Crapping 101 #23 --> Just a little secret that needs to be told...

Let me tell you a little secret.

Once upon a time ago, I have lost my faith in God. I screamed at him, I yelled at him, I said I hated him so much. Since then, life changed. It never always turned out the way I planned, when usually it does. Then I regretted much.

Then, there was another time, I lost believe again. I started thinking, why, why and why. I never found the answer. He was never there for me when I begged him, when I need him the most. That's all I know. Yes, I may not be perfect, I don't even know how to pray, but at least I tried. I'll say prayers in my heart. But nothing ever happened. Then, it was forgotten just like that.

Recently, it happened again. This time, I was 60% sure that I'm lost.
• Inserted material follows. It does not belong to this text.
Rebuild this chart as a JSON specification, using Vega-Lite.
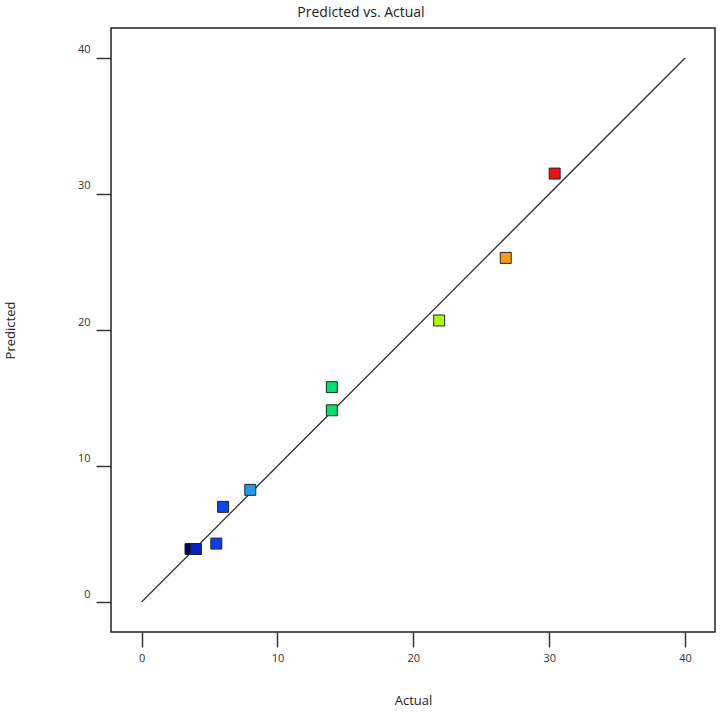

A person who rejects the existence of any God is a Atheist.
A person who is ignorant of the God of Abraham is a Heathen.
A person who worships other Gods is a Pagan.
A person who doesn't believe in God at all is Called an Antheist (a-without, theism-beliefs on God).
However, there are also Agnostics, people who believe God MIGHT exist, but haven't reached a conclusion.

Agnostic, that might be me. I have been thinking, if one day, if there was a guy who wants to marry me, but does not want to convert, I might just go get married else where than Malaysia. I would not convert, but, I might not mind him not converting too. But that will make me loose my family. Even though I can't stand them at all, it's still nice to have them around. So, if the guy would convert just for the sake of marriage, then follows back the God he prays to, that's way better. Parents? I think they will understand, if they were explained to properly.

So, back to the main topic here, I think I don't know whether to believe or not anymore. Where is God when I need Him? I had enough teachings about religion when I was a little kid; I put much interest in it. I can't blame anyone for this, because why I became this, is because of myself.

Recently, I was in a relationship with someone who's a non Muslim. People said he might ask me to convert. But no, he didn't. If he wanted me to, instead of breaking up, he would have asked me to convert. Some people gave a weird look when I say he's a Christian. So what if he's a Christian? That's what I'd say. Some might blame him for what I am today, but no, it was not his fault, not at all. It was me all along since I was a kid. It's my choice and my decision whether I would want to convert, or marrying him without anyone converting. Even if it was not him, I'd still do the same.

Oh yeah, when I was a kid, my super awesome close to me cousin brother died in a car crash. I was too little to understand things. But, see, he was an Indian, so, everything was the Indian way. That night, was so clear to me, like it happened just yesterday. His body was lying down, peacefully in the hall. There were prayer chants playing from the radio. There weren't much people in the house, they were mostly standing outside. And there I was, this little Muslim girl, sitting and leaning on her cousin sister (the deceased's sister), moving my body along with her body, as she was reciting prayer chants. The smell of that thing they burn, I remember the smell till today. I was sitting there, for so long, till my Mom called me and tell me not to sit near there. I was pissed at her for not letting me be there. HaHaHa.

I can't explain to people why I am Agnostic, but, it's just me. I gone through shit in my life, I begged Him to help me, He did not come. The ones I loved so hard, kept going, kept leaving, I begged Him a million times to stop taking them, but nothing ever happened. I begged him to help me in life, but nothing ever happened. So, is He really there? Or is He just some sort of creation that people from the Stone Age has taught us? I don't know.

There you go, a little secret that needs to be told.

I somehow believe that He might be there, that there are such thing as Heaven and Hell, that there are someone up there looking down on us, that there are such thing as Hinduism, Islam, Christianity, Buddhism, but, is it all true? That is what I'm not sure of. Who am I? I don't know too. Isn't it all the same? But, does He really do exist?

I'm sorry if this post might hurt some readers. But this is me. And heck, this is my bloody blog, so I can bitch about anything I want. But, then again, I am truly sorry if I have hurt anyone, never intended to.

Like I said, it's just a little secret that needs to be told.